As anybody who's been engaged even peripherally in the discussion knows, finding blueprints for a decent national energy plan requires scarcely any exertion. The Natural Resources Defense Council has one, and so do the folks at the National Energy Policy Initiative, the Apollo Alliance and the Wilderness Society. The American Council for Energy Efficient Economy has put together a smart energy strategy that stresses using state as energy laboratories and some states are promising to do just that. The Danes and the Germans have good plans. Denmark proposes to have 79% of its electrical power supplied by renewable sources 25 years from now. And, although it isn't exactly a plan, I'm still enamored of Steven Silberman's 2001 piece in Wired - The Energy Web , one of the most far-sighted perspectives on redoing energy that I've read anywhere.
Here at Daily Kos,
Jerome a Paris gives us
good ideas to insert into a sane energy policy practically every day.
Devilstower is frequently on the case as well, including this
sweet little takedown of the OP.
Stirling Newberry presented a thought-provoking
sustainability energy plan. (Centuries ago in Internet time - October 2003 - I did
my own three-part deconstruction of the Cheney-Bush plan.)
Additionally, others here have chimed in with their own takes. Environmentalist needled the energy bill, dhonig and Dem in Knoxville addressed Democratic strategy, swampfoot challenged the conventional left wisdom on nuclear power, and SW took another look at the meaning of the end of cheap oil.
The OP isn't totally devoid of worthwhile approaches. But its overall impact ought to make it an easy thumbs-down for any future-oriented Congressperson. I don't mean the future of gasoline prices next summer but rather the future when today's 21-year-olds have kids in college.
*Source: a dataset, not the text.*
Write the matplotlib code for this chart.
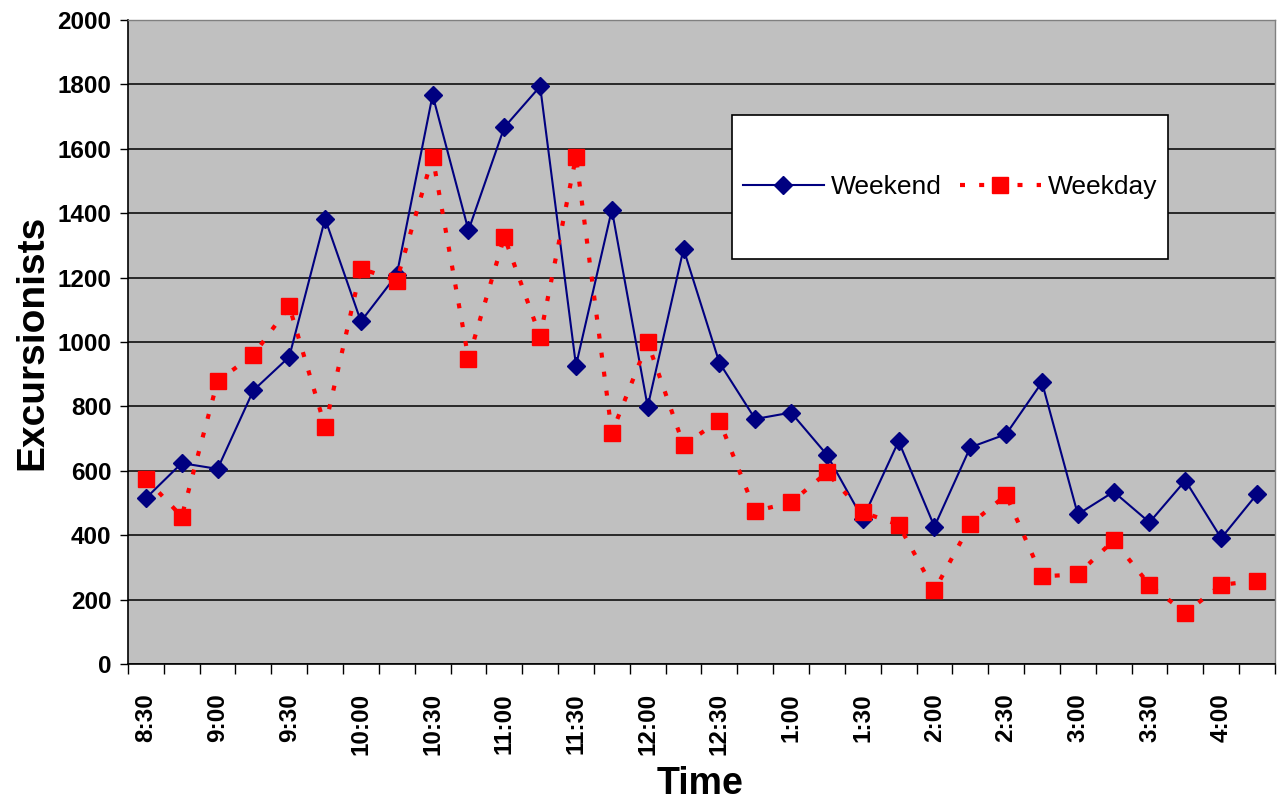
import matplotlib
matplotlib.use("Agg")
import matplotlib.pyplot as plt
from matplotlib.patches import Rectangle

plt.rcParams["font.family"] = ["Liberation Sans", "DejaVu Sans"]

# 时间（每15分钟一个点）
times = ['8:30', '8:45', '9:00', '9:15', '9:30', '9:45', '10:00', '10:15',
         '10:30', '10:45', '11:00', '11:15', '11:30', '11:45', '12:00', '12:15',
         '12:30', '12:45', '1:00', '1:15', '1:30', '1:45', '2:00', '2:15',
         '2:30', '2:45', '3:00', '3:15', '3:30', '3:45', '4:00', '4:15']
weekend = [515, 624, 606, 850, 954, 1383, 1064, 1209, 1767, 1347, 1667, 1794,
           927, 1411, 799, 1289, 936, 761, 781, 650, 451, 692, 427, 673,
           714, 875, 465, 535, 440, 570, 391, 528]
weekday = [576, 458, 879, 960, 1111, 737, 1228, 1191, 1576, 948, 1327, 1017,
           1576, 718, 999, 680, 756, 475, 502, 595, 471, 433, 229, 434,
           525, 272, 279, 384, 246, 159, 246, 259]

fig, ax = plt.subplots(figsize=(12.82, 8.02), dpi=100)
fig.subplots_adjust(left=0.0998, right=0.9945, top=0.975, bottom=0.172)

x = list(range(len(times)))
ax.set_facecolor('#c0c0c0')
ax.plot(x, weekend, color='#000080', lw=1.5, marker='D', ms=9.5,
        label='Weekend', zorder=2)
ax.plot(x, weekday, color='red', lw=3, ls=(0, (1.2, 3.4)), marker='s',
        ms=11.5, mec='red', label='Weekday', zorder=2.1)

ax.set_xlim(-0.5, len(times) - 0.5)
ax.set_ylim(0, 2000)
ax.set_yticks(range(0, 2001, 200))
ax.yaxis.grid(True, color='black', lw=1.1)
ax.set_axisbelow(True)

# 刻度线在类别之间，标签每隔一个
ax.set_xticks([i - 0.5 for i in range(len(times) + 1)])
ax.set_xticklabels([])
ax.set_xticks(x[::2], minor=True)
ax.set_xticklabels(times[::2], minor=True, rotation=90,
                   fontweight='bold', fontsize=17.5)
ax.tick_params(axis='x', which='major', length=7, width=1, color='black')
ax.tick_params(axis='x', which='minor', length=0, pad=21)
ax.tick_params(axis='y', length=6, width=1, pad=6, labelsize=17.5)
for lbl in ax.get_yticklabels():
    lbl.set_fontweight('bold')

ax.set_xlabel('Time', fontsize=27, fontweight='bold')
ax.xaxis.set_label_coords(0.4987, -0.158)
ax.set_ylabel('Excursionists', fontsize=28, fontweight='bold')
ax.yaxis.set_label_coords(-0.068, 0.5)

for s in ['left', 'bottom']:
    ax.spines[s].set_color('black')
    ax.spines[s].set_linewidth(1.2)
for s in ['top', 'right']:
    ax.spines[s].set_color('#808080')
    ax.spines[s].set_linewidth(1)

# 图例框
ax.add_patch(Rectangle((0.5266, 0.6289), 0.380, 0.2236, transform=ax.transAxes,
                       facecolor='white', edgecolor='black', lw=1.2, zorder=3))
leg = ax.legend(loc='center', bbox_to_anchor=(0.7166, 0.7407), ncol=2,
                frameon=False, fontsize=19, handlelength=3.07,
                handletextpad=0.27, columnspacing=0.68)
leg.set_zorder(5)

fig.savefig('out.png', dpi=100)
Although "peak oil" probably grabs Tom DeLay the same way the ozone hole or global warming do - as junk science - anybody who pays even cursory attention knows that oil isn't infinite. Oil men have long known this when it came to individual wells; after all, they invented oil-depletion tax deductions. As recently as five years ago, however, the conventional wisdom in the industry and its auxiliaries was that global peak oil was many decades, if not a century, away.
Now some people think global peak oil has already arrived, some think it's just around the corner, some buy the optimists' view that it won't happen until 2030 or '40. Some fear the consequences of what they believe will be an inevitable pinch, including wars that will make Iraq seem like an amusement park ride. Others think the arrival of peak oil won't matter because the unhindered free market will generate new technology that will replace increasingly expensive oil and we'll all be as happy as clams at high tide for generations to come. And still others think that the fallout will be massive and the survivors will be the better for it on an earth with one or two billion human inhabitants instead of the current six. They, of course, see themselves as survivors.
As is obvious from Diaries and their comments as well as the other sources linked above, when you get past critiquing the OP and into the details of what should comprise leftist, liberal or Democratic energy policies, we find ourselves of mixed minds. I've got my own pet notions for both the short term and the long term, and I'm supremely skeptical of anyone who presents [insert favorite technology or lifestyle change here] as the energy solution. In my view, it's the mostly one-dimensional energy approach taken by our leaders over the past quarter-century that has put us on the brink of severe consequences. I'm leery of signing on to another one-technique-fits-all proposal, no matter how jazzy it may seem. Diversity seems to me crucial.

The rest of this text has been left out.